Anyway, I realize that I've crippled my reviewing abilities a bit more than usual by reducing spoilers to a bare minimum, but, as I said, I strongly believe that anyone on this site who actually has the patience and mental fortitude to read one of my long, rambling, only-sometimes-relevant reviews should read this story. In fact, they should stop reading this review right now and start reading "Australian Story", because I'm going to stop writing now to do the same.
This tale is one of those top stories of a set of youngsters coming of age, learning what love and commitment are all about.
It's a romantic tale, one that can be read anywhere; sexual descriptions aren't necessary in this story to show a true love.
With it's setting in Australia, for U.S. readers, at least it's almost like a fairy tale for big people.
Reviewed: 2008-04-27 - (Review Updated: 2008-04-28)
How does a self centered, shallow young teen in modern day Australia grow to become a caring, responsible near adult? Care for someone else! Chris, Shahia, Lisa, and their other friends all perform well above the call of duty when they are threatened, surprising those around them and probably themselves with what they can accomplish. If you are anything like me, you won't be able to put it down so start reading this on a Friday night and maybe you'll finish it by the end of the weekend.

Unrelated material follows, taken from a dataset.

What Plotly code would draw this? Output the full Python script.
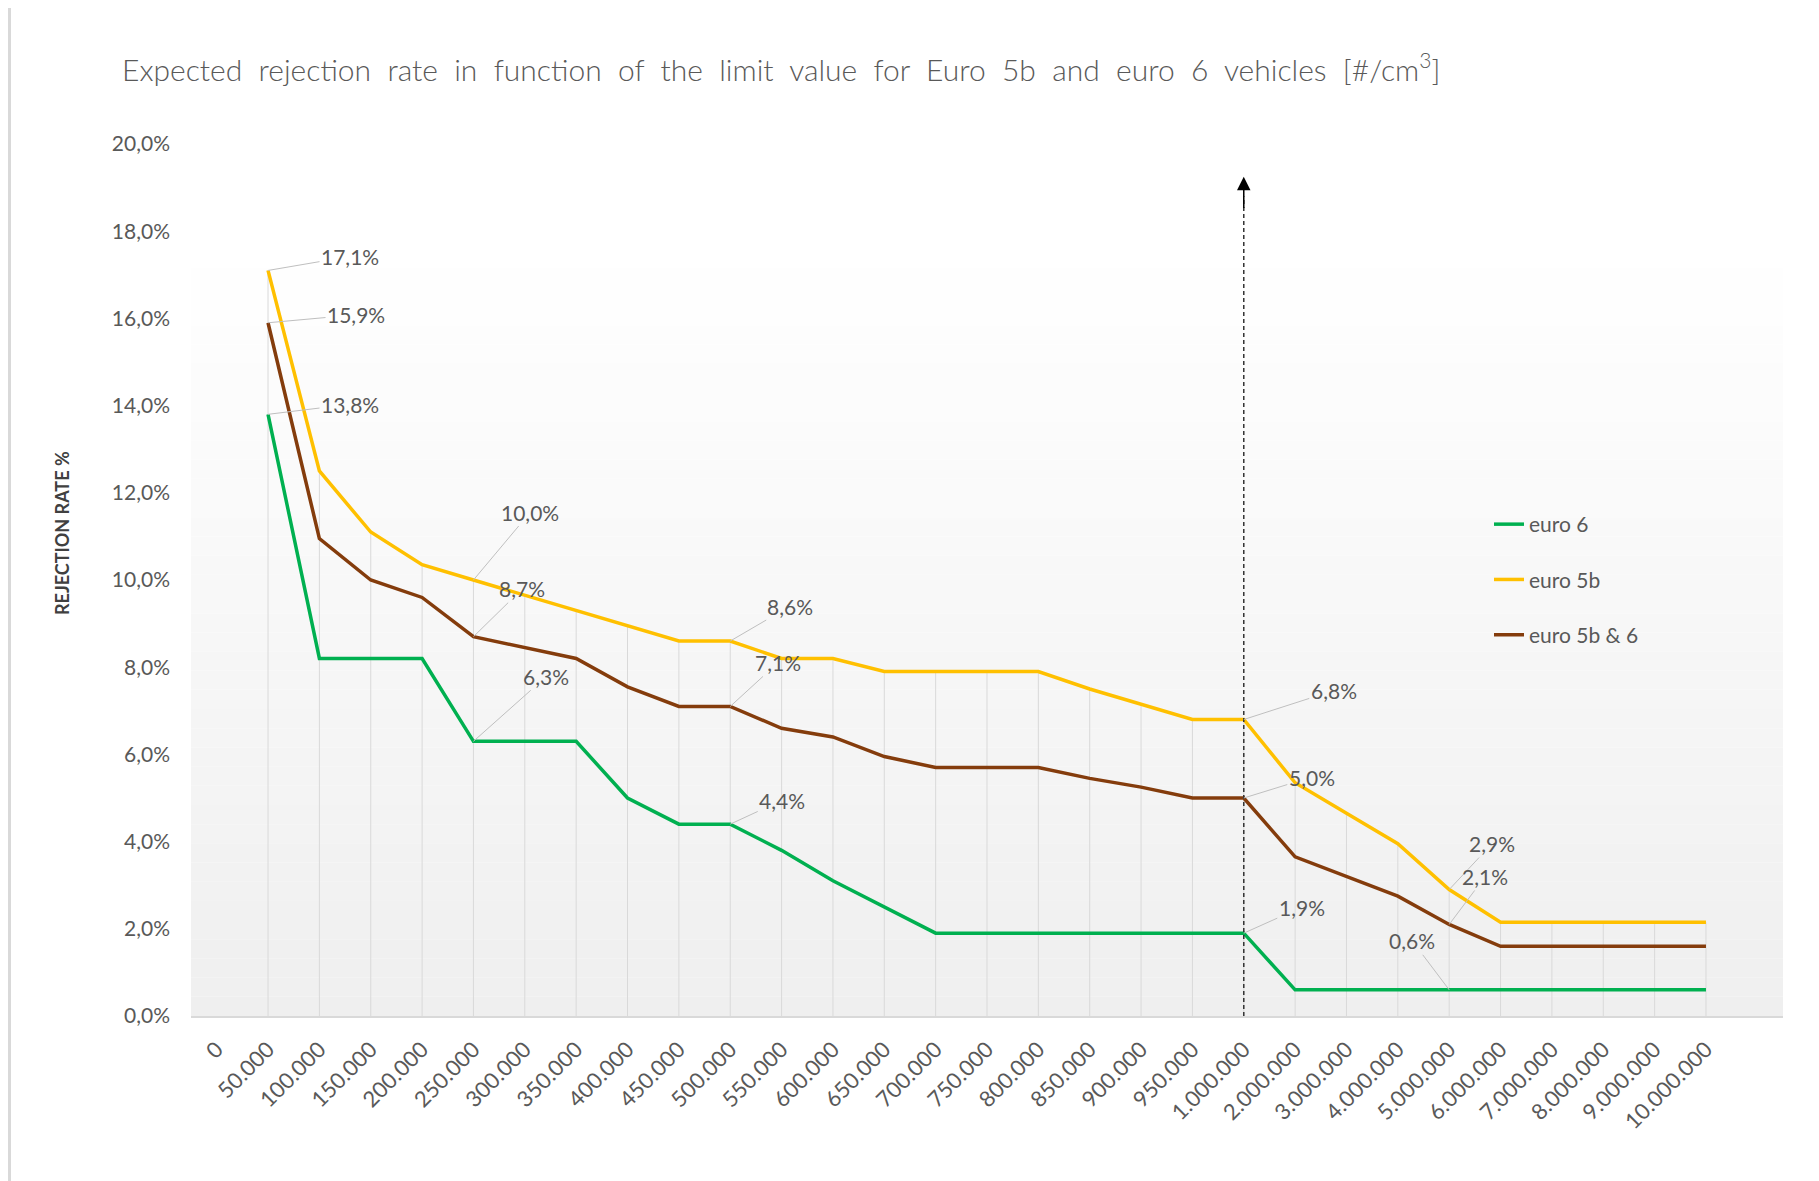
import plotly.graph_objects as go

# --- data -------------------------------------------------------------
categories = [
    "0", "50.000", "100.000", "150.000", "200.000", "250.000", "300.000",
    "350.000", "400.000", "450.000", "500.000", "550.000", "600.000",
    "650.000", "700.000", "750.000", "800.000", "850.000", "900.000",
    "950.000", "1.000.000", "2.000.000", "3.000.000", "4.000.000",
    "5.000.000", "6.000.000", "7.000.000", "8.000.000", "9.000.000",
    "10.000.000",
]

euro_6 = [None, 13.8, 8.2, 8.2, 8.2, 6.3, 6.3, 6.3, 5.0, 4.4, 4.4, 3.8, 3.1,
          2.5, 1.9, 1.9, 1.9, 1.9, 1.9, 1.9, 1.9, 0.6, 0.6, 0.6, 0.6, 0.6,
          0.6, 0.6, 0.6, 0.6]
euro_5b = [None, 17.1, 12.5, 11.1, 10.35, 10.0, 9.65, 9.3, 8.95, 8.6, 8.6,
           8.2, 8.2, 7.9, 7.9, 7.9, 7.9, 7.5, 7.15, 6.8, 6.8, 5.35, 4.65,
           3.95, 2.9, 2.15, 2.15, 2.15, 2.15, 2.15]
euro_5b_6 = [None, 15.9, 10.95, 10.0, 9.6, 8.7, 8.45, 8.2, 7.55, 7.1, 7.1,
             6.6, 6.4, 5.95, 5.7, 5.7, 5.7, 5.45, 5.25, 5.0, 5.0, 3.65, 3.2,
             2.75, 2.1, 1.6, 1.6, 1.6, 1.6, 1.6]

y_tickvals = [0, 2, 4, 6, 8, 10, 12, 14, 16, 18, 20]
y_ticktext = ["0,0%", "2,0%", "4,0%", "6,0%", "8,0%", "10,0%", "12,0%",
              "14,0%", "16,0%", "18,0%", "20,0%"]

limit_category = "1.000.000"

# --- styling ----------------------------------------------------------
# the page body adds 8px, so the figure is a bit smaller than the window
W, H = 1811, 1173
ML, MR, MT, MB = 183, 36, 136, 165
FONT = "Lato, 'Open Sans', sans-serif"
GREY_TXT = "#595959"

series = [
    ("euro 6", euro_6, "#00b050"),
    ("euro 5b", euro_5b, "#ffc000"),
    ("euro 5b & 6", euro_5b_6, "#843c0c"),
]

# (series, category, dx, dy) leader-line label offsets in px
label_spots = [
    (1, "50.000", 82, -14), (2, "50.000", 88, -8), (0, "50.000", 82, -10),
    (1, "250.000", 57, -68), (2, "250.000", 49, -48), (0, "250.000", 73, -65),
    (1, "500.000", 60, -35), (2, "500.000", 48, -44), (0, "500.000", 52, -24),
    (1, "1.000.000", 90, -29), (2, "1.000.000", 68, -21), (0, "1.000.000", 58, -26),
    (1, "5.000.000", 43, -46), (2, "5.000.000", 36, -48), (0, "5.000.000", -37, -49),
]

fig = go.Figure()

# drop lines from the highest series down to the axis
drop_x, drop_y = [], []
for i, c in enumerate(categories):
    vals = [s[1][i] for s in series if s[1][i] is not None]
    if vals:
        drop_x += [c, c, None]
        drop_y += [0, max(vals), None]
fig.add_trace(go.Scatter(x=drop_x, y=drop_y, mode="lines",
                         line=dict(color="#d9d9d9", width=1),
                         showlegend=False, hoverinfo="skip"))

for name, vals, col in series:
    fig.add_trace(go.Scatter(x=categories, y=vals, name=name, mode="lines",
                             line=dict(color=col, width=3.5),
                             legendgroup=name))

# gradient fill for plot area (white -> light grey)
shapes = []
n_bands = 40
top = 17.6
for b in range(n_bands):
    t = (b + 0.5) / n_bands
    g = round(255 - (255 - 239) * t)
    shapes.append(dict(type="rect", xref="paper", yref="y", layer="below",
                       x0=0, x1=1, y0=top * (1 - (b + 1) / n_bands),
                       y1=top * (1 - b / n_bands),
                       fillcolor=f"rgb({g},{g},{g})", line_width=0))

# limit marker
xi = categories.index(limit_category)
shapes.append(dict(type="line", xref="x", yref="y", x0=xi, x1=xi, y0=0, y1=18.8,
                   line=dict(color="#333333", width=1.5, dash="4px,3px")))

# outer border of the picture
pw, ph = W - ML - MR, H - MT - MB
shapes.append(dict(type="rect", xref="paper", yref="paper",
                   x0=(1.5 - ML) / pw, x1=(W - 3 - ML) / pw,
                   y0=-(MB + 20) / ph, y1=(H - MT - 1.5) / ph,
                   line=dict(color="#d9d9d9", width=3), fillcolor="rgba(0,0,0,0)"))

annotations = [
    dict(x=xi, y=19.25, ax=xi, ay=18.5, xref="x", yref="y", axref="x", ayref="y",
         text="", showarrow=True, arrowhead=2, arrowsize=1.8, arrowwidth=1.5,
         arrowcolor="#000000"),
    dict(text="REJECTION RATE %", textangle=-90, showarrow=False,
         xref="paper", yref="paper", xanchor="center", yanchor="middle",
         x=(54 - ML) / pw, y=(MT + ph - 525) / ph,
         font=dict(family=FONT, size=18, color="#404040", weight="bold")),
]
for si, cat, dx, dy in label_spots:
    ci = categories.index(cat)
    v = series[si][1][ci]
    annotations.append(dict(
        x=ci, y=v, ax=dx, ay=dy, text=f"{v:.1f}".replace(".", ",") + "%",
        showarrow=True, arrowhead=0, arrowwidth=1, arrowcolor="#bfbfbf",
        standoff=0, font=dict(family=FONT, size=21, color=GREY_TXT)))

fig.update_layout(
    width=W, height=H,
    margin=dict(l=ML, r=MR, t=MT, b=MB),
    paper_bgcolor="white", plot_bgcolor="rgba(0,0,0,0)",
    font=dict(family=FONT, color=GREY_TXT),
    title=dict(text="Expected  rejection  rate  in  function  of  the  limit  value  "
                    "for  Euro  5b  and  euro  6  vehicles  [#/cm<sup>3</sup>]",
               x=114 / W, xanchor="left", y=1 - 62 / H, yanchor="middle",
               font=dict(family=FONT, size=30, color=GREY_TXT, weight=300)),
    xaxis=dict(type="category", categoryorder="array", categoryarray=categories,
               range=[-0.5, 30.5], showgrid=False, showline=True,
               linecolor="#d9d9d9", linewidth=1.5, tickangle=-45, ticks="",
               ticklabelstandoff=10,
               tickfont=dict(family=FONT, size=22, color=GREY_TXT)),
    yaxis=dict(range=[0, 20], tickvals=y_tickvals, ticktext=y_ticktext,
               showgrid=False, zeroline=False, showline=False, ticks="",
               ticklabelstandoff=20,
               tickfont=dict(family=FONT, size=21, color=GREY_TXT)),
    legend=dict(x=(1481 - ML) / pw, xanchor="left", y=(MT + ph - 496) / ph,
                yanchor="top", tracegroupgap=25, bgcolor="rgba(0,0,0,0)",
                font=dict(family=FONT, size=21, color=GREY_TXT)),
    shapes=shapes,
    annotations=annotations,
)

fig.write_html("out.html")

The main and secondary characters are well developed and you come to love them very quickly. The situations are timely and all too believable (until the end where my cynicism toward government makes me wary). There are two speeches that to me defined the whole story, Shahia's "Australian" speech, and Chris' "Hero" speech. This is a story of growing, of love, and of heros.
This is not a sex story so if that's what you are looking for, skip it. If you want a compelling plot and characters you care about give it a try.
Quality is great and I suspect by now that appeal to reviewer is pretty obvious.